Aim of the exercise:
Write out the material again exactly, please, and omit the pictures.

Data excerpt:
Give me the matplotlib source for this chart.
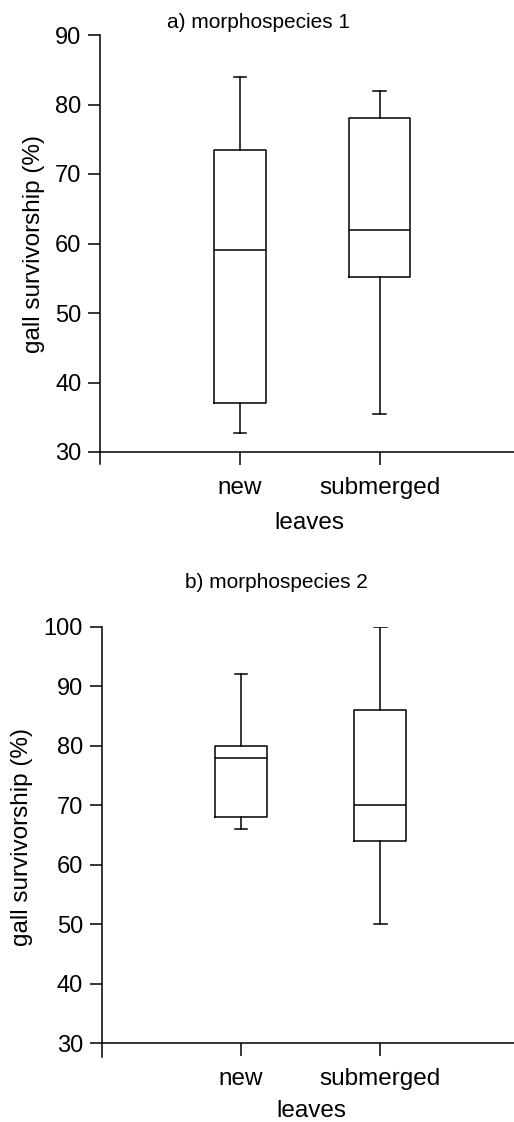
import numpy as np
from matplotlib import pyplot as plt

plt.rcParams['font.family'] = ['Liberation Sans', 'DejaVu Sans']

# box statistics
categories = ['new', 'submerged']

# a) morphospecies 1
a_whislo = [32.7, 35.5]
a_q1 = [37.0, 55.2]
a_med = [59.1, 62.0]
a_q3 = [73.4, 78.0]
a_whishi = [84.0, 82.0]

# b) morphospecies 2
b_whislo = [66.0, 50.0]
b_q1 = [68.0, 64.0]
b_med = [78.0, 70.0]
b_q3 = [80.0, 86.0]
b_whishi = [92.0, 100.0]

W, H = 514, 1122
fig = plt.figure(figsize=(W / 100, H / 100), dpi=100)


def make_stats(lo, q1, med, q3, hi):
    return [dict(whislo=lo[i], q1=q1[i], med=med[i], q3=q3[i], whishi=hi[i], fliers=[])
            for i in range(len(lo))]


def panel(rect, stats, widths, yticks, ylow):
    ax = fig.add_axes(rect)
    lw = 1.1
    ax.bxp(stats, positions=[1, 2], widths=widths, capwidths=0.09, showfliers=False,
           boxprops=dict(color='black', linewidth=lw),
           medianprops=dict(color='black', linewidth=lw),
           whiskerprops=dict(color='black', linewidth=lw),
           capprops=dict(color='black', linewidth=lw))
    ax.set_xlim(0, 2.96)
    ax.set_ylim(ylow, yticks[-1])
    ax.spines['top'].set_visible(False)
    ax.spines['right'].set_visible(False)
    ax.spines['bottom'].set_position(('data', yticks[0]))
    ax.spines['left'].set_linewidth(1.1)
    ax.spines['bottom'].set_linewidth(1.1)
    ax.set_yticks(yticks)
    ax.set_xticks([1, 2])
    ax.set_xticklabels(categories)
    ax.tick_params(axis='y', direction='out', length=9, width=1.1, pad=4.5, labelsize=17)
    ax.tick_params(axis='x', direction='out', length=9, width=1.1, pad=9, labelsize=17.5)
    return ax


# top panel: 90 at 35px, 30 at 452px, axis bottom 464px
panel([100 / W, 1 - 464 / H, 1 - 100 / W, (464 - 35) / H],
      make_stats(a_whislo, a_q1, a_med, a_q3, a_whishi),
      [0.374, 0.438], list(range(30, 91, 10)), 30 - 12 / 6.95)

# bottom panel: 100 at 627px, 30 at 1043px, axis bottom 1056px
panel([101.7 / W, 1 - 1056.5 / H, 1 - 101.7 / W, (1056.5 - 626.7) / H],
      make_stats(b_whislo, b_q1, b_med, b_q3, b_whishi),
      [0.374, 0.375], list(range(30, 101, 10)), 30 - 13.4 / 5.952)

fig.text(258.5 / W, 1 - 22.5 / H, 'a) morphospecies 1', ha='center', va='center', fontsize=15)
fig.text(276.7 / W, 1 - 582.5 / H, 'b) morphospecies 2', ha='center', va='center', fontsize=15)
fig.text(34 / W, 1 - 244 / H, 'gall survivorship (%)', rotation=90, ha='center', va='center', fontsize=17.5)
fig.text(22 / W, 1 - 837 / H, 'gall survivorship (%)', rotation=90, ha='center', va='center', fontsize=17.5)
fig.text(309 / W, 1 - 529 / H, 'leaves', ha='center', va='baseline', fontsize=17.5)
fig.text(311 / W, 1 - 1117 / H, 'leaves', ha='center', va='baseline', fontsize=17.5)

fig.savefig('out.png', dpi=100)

Output:
Give me the matplotlib source for this chart.
import numpy as np
from matplotlib import pyplot as plt

plt.rcParams['font.family'] = ['Liberation Sans', 'DejaVu Sans']

# box statistics
categories = ['new', 'submerged']

# a) morphospecies 1
a_whislo = [32.7, 35.5]
a_q1 = [37.0, 55.2]
a_med = [59.1, 62.0]
a_q3 = [73.4, 78.0]
a_whishi = [84.0, 82.0]

# b) morphospecies 2
b_whislo = [66.0, 50.0]
b_q1 = [68.0, 64.0]
b_med = [78.0, 70.0]
b_q3 = [80.0, 86.0]
b_whishi = [92.0, 100.0]

W, H = 514, 1122
fig = plt.figure(figsize=(W / 100, H / 100), dpi=100)


def make_stats(lo, q1, med, q3, hi):
    return [dict(whislo=lo[i], q1=q1[i], med=med[i], q3=q3[i], whishi=hi[i], fliers=[])
            for i in range(len(lo))]


def panel(rect, stats, widths, yticks, ylow):
    ax = fig.add_axes(rect)
    lw = 1.1
    ax.bxp(stats, positions=[1, 2], widths=widths, capwidths=0.09, showfliers=False,
           boxprops=dict(color='black', linewidth=lw),
           medianprops=dict(color='black', linewidth=lw),
           whiskerprops=dict(color='black', linewidth=lw),
           capprops=dict(color='black', linewidth=lw))
    ax.set_xlim(0, 2.96)
    ax.set_ylim(ylow, yticks[-1])
    ax.spines['top'].set_visible(False)
    ax.spines['right'].set_visible(False)
    ax.spines['bottom'].set_position(('data', yticks[0]))
    ax.spines['left'].set_linewidth(1.1)
    ax.spines['bottom'].set_linewidth(1.1)
    ax.set_yticks(yticks)
    ax.set_xticks([1, 2])
    ax.set_xticklabels(categories)
    ax.tick_params(axis='y', direction='out', length=9, width=1.1, pad=4.5, labelsize=17)
    ax.tick_params(axis='x', direction='out', length=9, width=1.1, pad=9, labelsize=17.5)
    return ax


# top panel: 90 at 35px, 30 at 452px, axis bottom 464px
panel([100 / W, 1 - 464 / H, 1 - 100 / W, (464 - 35) / H],
      make_stats(a_whislo, a_q1, a_med, a_q3, a_whishi),
      [0.374, 0.438], list(range(30, 91, 10)), 30 - 12 / 6.95)

# bottom panel: 100 at 627px, 30 at 1043px, axis bottom 1056px
panel([101.7 / W, 1 - 1056.5 / H, 1 - 101.7 / W, (1056.5 - 626.7) / H],
      make_stats(b_whislo, b_q1, b_med, b_q3, b_whishi),
      [0.374, 0.375], list(range(30, 101, 10)), 30 - 13.4 / 5.952)

fig.text(258.5 / W, 1 - 22.5 / H, 'a) morphospecies 1', ha='center', va='center', fontsize=15)
fig.text(276.7 / W, 1 - 582.5 / H, 'b) morphospecies 2', ha='center', va='center', fontsize=15)
fig.text(34 / W, 1 - 244 / H, 'gall survivorship (%)', rotation=90, ha='center', va='center', fontsize=17.5)
fig.text(22 / W, 1 - 837 / H, 'gall survivorship (%)', rotation=90, ha='center', va='center', fontsize=17.5)
fig.text(309 / W, 1 - 529 / H, 'leaves', ha='center', va='baseline', fontsize=17.5)
fig.text(311 / W, 1 - 1117 / H, 'leaves', ha='center', va='baseline', fontsize=17.5)

fig.savefig('out.png', dpi=100)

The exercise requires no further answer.